If I trained my model with structures of size range (2,12), do you think it’s okay to use the model to predict structures whose size range is larger than (2,12), like up to (13,22) ?

erikfransson · March 14, 2023, 7:43am

it tends to generate many structures in the same concentration and composition. What’s the reason of this? Is there a way to overcome this?

Enumeration generates all possible supercells and occupations, this can lead to a majority of the generated structures being at a specific concentration. Depending on what you want to with these structure it may or may not be a good approach.

If I trained my model with structures of size range (2,12), do you think it’s okay to use the model to predict structures whose size range is larger than (2,12), like up to (13,22) ?

Yes that should usually be fine as long as training went well.

Calvin_Cui · March 14, 2023, 1:54pm

Thank you for the reply!

I have another question regarding how to set the concentration range.
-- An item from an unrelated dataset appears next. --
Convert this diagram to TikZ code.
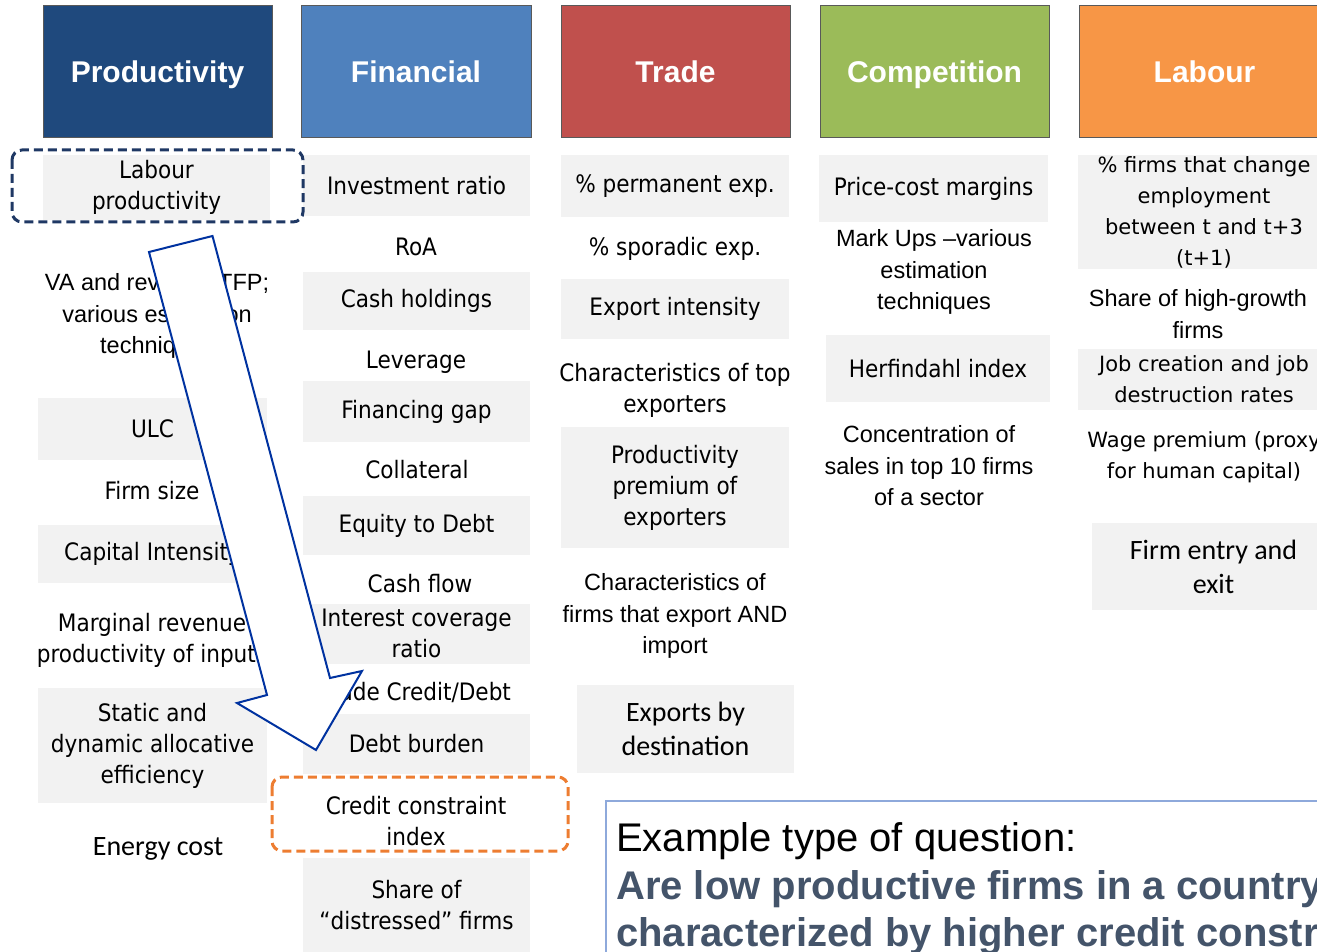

I found that the structures generated didn’t follow the concentration regime I set.

For example, the structures I want to enumerate have two sub-lattices,

chemical_symbols=[[‘Ti’,‘V’], [‘N’,‘C’]]

Should I set a specific concentration range for each of the element type, i.e.

conc_restr = {‘Ti’: (0.7, 0.81), ‘V’: (0.2, 0.3), ‘C’: (0.10, 0.20), ‘N’: (0.8, 0.91)}

Or should I only set one concentration range for each of the sub-lattice, like:

conc_restr = {‘Ti’: (0.7, 0.81),‘N’: (0.8, 0.91)}

I’ve tried both way, it didn’t work well sometimes, I’m not sure what’s the reason of it.
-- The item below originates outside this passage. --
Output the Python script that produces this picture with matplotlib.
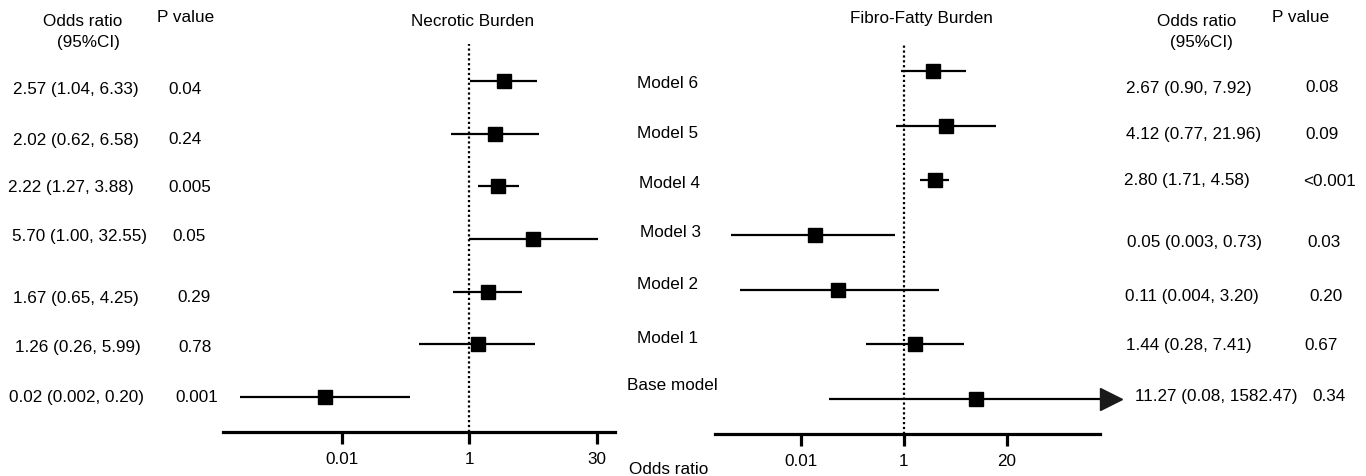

Thank you so much for your time and attention.

erikfransson · March 15, 2023, 5:57pm

If you read the documentation it states

Concentration is here always defined as the number of atoms of the specified element divided by the total number of atoms in the structure, without respect to site restrictions.

So the concentrations in the restriction dict refers to the total system and not the sublattice. I think it should be enough to set the restriction for one of the species on each sublattice.